The House of Representatives and the Senate both have Democratic majorities and many say that the Democrats won in November because people are ready for a change, so where does that leave Republican Presidential candidate John McCain?
According to a recent Gallup poll (March 7) 44 percent of Republicans and Republican leaders said they would rather vote for his main opponent, Rudy Giuliani, despite his being the more liberal candidate, and only 20 percent said they would vote for McCain.
So why is McCain less popular than Giuliani among Republican voters? He has a distinguished military record, he is against abortion, he supports the Bush administrations efforts in Iraq and he is against gay marriage. So what caused McCain to go from the frontrunner to second best?
One reason McCain doesn’t have a chance this upcoming election is recent anti-Republican sentiments. With the recent debacle the Bush administration is facing with Iraq, voters and especially Democrats do not want another four years under a Republican president.
Republican voters might also just be looking for someone not as right-leaning as the current president. Bush’s approval ratings are at 33 percent and Republicans are looking for someone different to represent them. McCain is not that guy.

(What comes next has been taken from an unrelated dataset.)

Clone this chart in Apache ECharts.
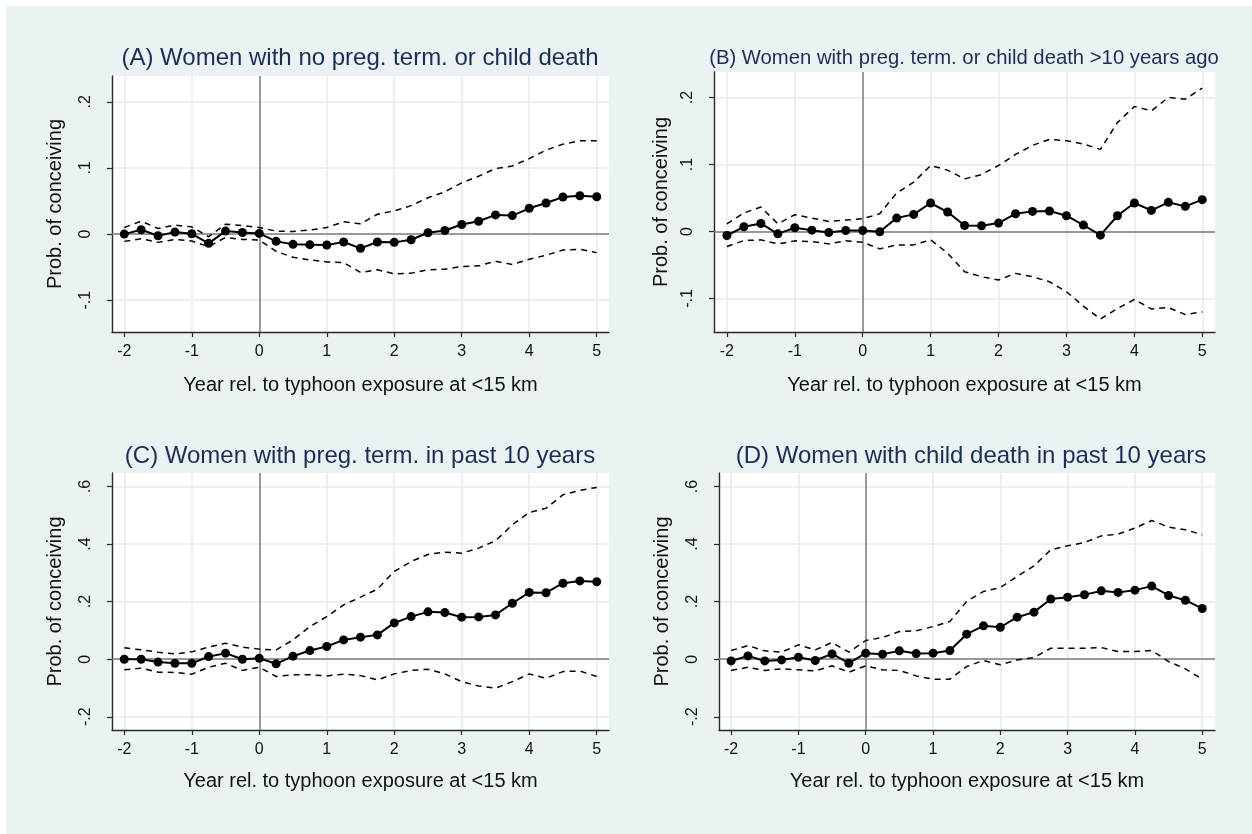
<!DOCTYPE html>
<html>
<head>
<meta charset="utf-8">
<script src="https://cdn.jsdelivr.net/npm/echarts@6/dist/echarts.min.js"></script>
<style>
html,body{margin:0;padding:0;background:#ffffff;}
#wrap{position:relative;width:1252px;height:834px;background:#ffffff;overflow:hidden;}
#bg{position:absolute;left:6px;top:6px;width:1246px;height:828px;background:#eaf2f3;}
#chart{position:absolute;left:0;top:0;width:1252px;height:834px;}
</style>
</head>
<body>
<div id="wrap"><div id="bg"></div><div id="chart"></div></div>
<script>
// ---- Data ----
const years = [-2,-1.75,-1.5,-1.25,-1,-0.75,-0.5,-0.25,0,0.25,0.5,0.75,1,1.25,1.5,1.75,2,2.25,2.5,2.75,3,3.25,3.5,3.75,4,4.25,4.5,4.75,5];
const xTicks = [-2,-1,0,1,2,3,4,5];
const yTicksAB = [-0.1,0,0.1,0.2];
const yTicksCD = [-0.2,0,0.2,0.4,0.6];

const titleA = "(A) Women with no preg. term. or child death";
const titleB = "(B) Women with preg. term. or child death >10 years ago";
const titleC = "(C) Women with preg. term. in past 10 years";
const titleD = "(D) Women with child death in past 10 years";
const xTitle = "Year rel. to typhoon exposure at <15 km";
const yTitle = "Prob. of conceiving";

const estA = [0,0.0065,-0.0025,0.003,0.0005,-0.014,0.0045,0.0025,0.001,-0.011,-0.0155,-0.016,-0.0165,-0.012,-0.0215,-0.012,-0.0125,-0.0085,0.002,0.0055,0.0145,0.0195,0.029,0.028,0.039,0.047,0.056,0.058,0.0565];
const upA = [0.010,0.0195,0.0085,0.0135,0.011,-0.004,0.015,0.013,0.010,0.0045,0.004,0.006,0.010,0.0185,0.0155,0.030,0.035,0.043,0.055,0.064,0.0775,0.0875,0.099,0.103,0.114,0.127,0.136,0.141,0.141];
const loA = [-0.011,-0.007,-0.0125,-0.008,-0.0105,-0.019,-0.005,-0.008,-0.009,-0.026,-0.035,-0.039,-0.042,-0.043,-0.058,-0.054,-0.060,-0.059,-0.054,-0.053,-0.049,-0.048,-0.041,-0.046,-0.038,-0.032,-0.024,-0.023,-0.028];

const estB = [-0.006,0.007,0.012,-0.0035,0.0055,0.002,-0.0015,0.0015,0.0015,-0.0005,0.020,0.0255,0.0425,0.029,0.009,0.0085,0.0125,0.0265,0.030,0.0305,0.0235,0.0095,-0.0055,0.0235,0.0425,0.0315,0.0435,0.0375,0.0475];
const upB = [0.0115,0.0275,0.0365,0.0115,0.025,0.020,0.015,0.017,0.019,0.0265,0.0575,0.0735,0.0985,0.0915,0.0785,0.085,0.0985,0.115,0.1285,0.1375,0.1355,0.1305,0.1225,0.1625,0.1865,0.18,0.20,0.1975,0.214];
const loB = [-0.0225,-0.0135,-0.0125,-0.0185,-0.014,-0.015,-0.0185,-0.014,-0.016,-0.026,-0.020,-0.020,-0.0125,-0.0325,-0.060,-0.0675,-0.0725,-0.0625,-0.0675,-0.075,-0.090,-0.1115,-0.1305,-0.115,-0.1015,-0.1155,-0.1135,-0.124,-0.120];

const estC = [0.0,0.0,-0.01,-0.014,-0.014,0.009,0.021,0.0,0.0035,-0.016,0.0105,0.030,0.044,0.067,0.0765,0.0845,0.126,0.148,0.1645,0.162,0.146,0.147,0.154,0.1945,0.232,0.231,0.264,0.272,0.269];
const upC = [0.0395,0.0325,0.0245,0.0185,0.0255,0.042,0.0555,0.042,0.035,0.0325,0.067,0.1135,0.148,0.189,0.2155,0.2435,0.305,0.3395,0.364,0.372,0.3685,0.386,0.4115,0.467,0.510,0.5245,0.5715,0.5865,0.597];
const loC = [-0.037,-0.031,-0.045,-0.046,-0.052,-0.028,-0.014,-0.039,-0.028,-0.060,-0.054,-0.054,-0.058,-0.052,-0.057,-0.072,-0.051,-0.039,-0.035,-0.051,-0.078,-0.093,-0.101,-0.078,-0.051,-0.066,-0.043,-0.041,-0.060];

const estD = [-0.006,0.0115,-0.006,-0.0025,0.007,-0.0045,0.0185,-0.014,0.021,0.0175,0.029,0.0195,0.021,0.030,0.087,0.116,0.111,0.146,0.1635,0.209,0.2155,0.224,0.2375,0.232,0.240,0.254,0.2215,0.205,0.176];
const upD = [0.030,0.0475,0.029,0.0245,0.050,0.0325,0.058,0.0245,0.065,0.0755,0.096,0.0985,0.1135,0.131,0.2005,0.2355,0.249,0.2875,0.3245,0.380,0.394,0.4055,0.4285,0.4345,0.4555,0.482,0.459,0.450,0.4325];
const loD = [-0.039,-0.028,-0.039,-0.0335,-0.037,-0.0405,-0.023,-0.045,-0.023,-0.037,-0.039,-0.058,-0.0695,-0.0695,-0.0255,-0.0045,-0.0195,-0.0025,0.006,0.038,0.038,0.038,0.0405,0.0265,0.0265,0.030,-0.008,-0.0335,-0.0695];

// ---- Layout / style ----
const panels = [
  {title: titleA, tsize: 24, est: estA, up: upA, lo: loA, yTicks: yTicksAB,
   grid: {left: 112, top: 76, width: 497, height: 256}, xr: [-2.182, 5.182], yr: [-0.148, 0.239],
   titleX: 355, titleTop: 41, yGap: 47, xGap: 43},
  {title: titleB, tsize: 20.3, est: estB, up: upB, lo: loB, yTicks: yTicksAB,
   grid: {left: 714, top: 72, width: 501, height: 260}, xr: [-2.19, 5.187], yr: [-0.150, 0.238],
   titleX: 959, titleTop: 43, yGap: 43, xGap: 43},
  {title: titleC, tsize: 24, est: estC, up: upC, lo: loC, yTicks: yTicksCD,
   grid: {left: 112, top: 473, width: 497, height: 257}, xr: [-2.182, 5.182], yr: [-0.246, 0.647],
   titleX: 355, titleTop: 439, yGap: 47, xGap: 41},
  {title: titleD, tsize: 24, est: estD, up: upD, lo: loD, yTicks: yTicksCD,
   grid: {left: 719, top: 473, width: 496, height: 257}, xr: [-2.18, 5.19], yr: [-0.246, 0.647],
   titleX: 966, titleTop: 439, yGap: 47, xGap: 41}
];

const FONT = "'Liberation Sans', Arial, sans-serif";
const titleColor = '#1c2d55';
const gridColor = '#e5edef';
const zeroColor = '#7d7d7d';

function fmtY(v) {
  const r = Math.round(v * 10) / 10;
  if (r === 0) return '0';
  return String(r).replace('0.', '.');
}
function pairs(vals) { return years.map((x, i) => [x, vals[i]]); }

const option = {
  animation: false,
  backgroundColor: 'transparent',
  title: [], grid: [], xAxis: [], yAxis: [], series: []
};

panels.forEach((p, i) => {
  option.title.push({
    text: p.title, left: p.titleX, top: p.titleTop, textAlign: 'center',
    textStyle: {fontFamily: FONT, fontSize: p.tsize, fontWeight: 'normal', color: titleColor}
  });
  option.grid.push(Object.assign({show: true, backgroundColor: '#ffffff', borderWidth: 0}, p.grid));
  option.xAxis.push({
    type: 'value', gridIndex: i, min: p.xr[0], max: p.xr[1],
    name: xTitle, nameLocation: 'middle', nameGap: p.xGap,
    nameTextStyle: {fontFamily: FONT, fontSize: 20, color: '#111'},
    axisLine: {show: true, onZero: false, lineStyle: {color: '#2a2a2a', width: 1.4}},
    axisTick: {show: true, length: 5, lineStyle: {color: '#2a2a2a', width: 1.2}, customValues: xTicks},
    axisLabel: {fontFamily: FONT, fontSize: 16, color: '#111', margin: 12, customValues: xTicks,
      formatter: v => String(v)},
    splitLine: {show: true, customValues: xTicks, lineStyle: {color: gridColor, width: 1.5}}
  });
  option.yAxis.push({
    type: 'value', gridIndex: i, min: p.yr[0], max: p.yr[1],
    name: yTitle, nameLocation: 'middle', nameGap: p.yGap, nameRotate: 90,
    nameTextStyle: {fontFamily: FONT, fontSize: 20, color: '#111'},
    axisLine: {show: true, onZero: false, lineStyle: {color: '#2a2a2a', width: 1.4}},
    axisTick: {show: true, length: 5, lineStyle: {color: '#2a2a2a', width: 1.2}, customValues: p.yTicks},
    axisLabel: {fontFamily: FONT, fontSize: 16, color: '#111', margin: 18, rotate: 90, customValues: p.yTicks,
      formatter: fmtY},
    splitLine: {show: true, customValues: p.yTicks, lineStyle: {color: gridColor, width: 1.5}}
  });
  const dash = {color: '#000', width: 1.5, type: [6, 5]};
  option.series.push({
    type: 'line', xAxisIndex: i, yAxisIndex: i, data: pairs(p.lo), symbol: 'none',
    lineStyle: dash, z: 3, silent: true
  });
  option.series.push({
    type: 'line', xAxisIndex: i, yAxisIndex: i, data: pairs(p.up), symbol: 'none',
    lineStyle: dash, z: 3, silent: true
  });
  option.series.push({
    type: 'line', xAxisIndex: i, yAxisIndex: i, data: pairs(p.est),
    symbol: 'circle', symbolSize: 9, itemStyle: {color: '#000'},
    lineStyle: {color: '#000', width: 2}, z: 4, silent: true,
    markLine: {
      silent: true, symbol: ['none', 'none'], label: {show: false}, z: 2,
      lineStyle: {color: zeroColor, width: 1.5, type: 'solid'},
      emphasis: {disabled: true},
      data: [{xAxis: 0}, {yAxis: 0}]
    }
  });
});

const chart = echarts.init(document.getElementById('chart'), null, {renderer: 'canvas'});
chart.setOption(option);
</script>
</body>
</html>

Republican voters are looking for someone who can beat Hillary Clinton. Recent polls as of Feb. 9 show that if the election came down to Clinton and McCain 50 percent of undecided voters said they would vote for Clinton and 47 percent said they would vote for McCain. If the election were between Clinton and Giuliani, 50 percent of voters said they would vote for Giuliani and 48 percent said they would vote for Clinton.
The term flip-flopper has also come to be associated with McCain. He likes to call himself “straight-talking” and an “independent maverick” who stood up to his own party on the anti-torture amendment; however, in the Senate he has voted as a conservative Republican, not the “independent,” which he dubbed himself.
Despite a long record of voting against abortion rights, in August of 1999 McCain told the San Francisco Chronicle that “certainly in the short term, or even the long term, I would not support repeal of Roe v. Wade, which would then force X number of women in America to [undergo] illegal and dangerous operations.”
However in November of 2006, in an interview with George Stephanopoulos, McCain stated, “I’m a federalist. Just as I believe that the issue of gay marriage should be decided by the states, so do I believe that we would be better off by having Roe v. Wade return to the states. And I don’t believe the Supreme Court should be legislating in the way that they did on Roe v. Wade.”
Although being the self-proclaimed maverick, McCain seems to be choosing sides based on what the party sees fit. Despite voting for the war and voting to spend $86 billion for military operations in Iraq and Afghanistan, McCain now says that the President was ill-advised when it came to Iraq and that his former Secretary of Defense Donald Rumsfeld “will go down in history, along with McNamara, as one of the worst secretaries of defense in history.”
McCain also met with crazy evangelical pastor Jerry Falwell last year after once calling him an “agent of intolerance” and is now taking a more religiously right stance.
Back in 2000 McCain collided often with the Republican party and seemed to be on the brink of beating Bush. Back in 2000 liberals whispered to each other that this might be the time they vote for a Republican, and even Kerry asked him to run on the Democratic ticket.
The McCain of 2000 is gone. Instead in his place there is the McCain of 2007, who seems to be trying to please his party and the religious right instead of being the self-proclaimed independent maverick. Perhaps McCain should worry less about pleasing his party and more about pleasing the country.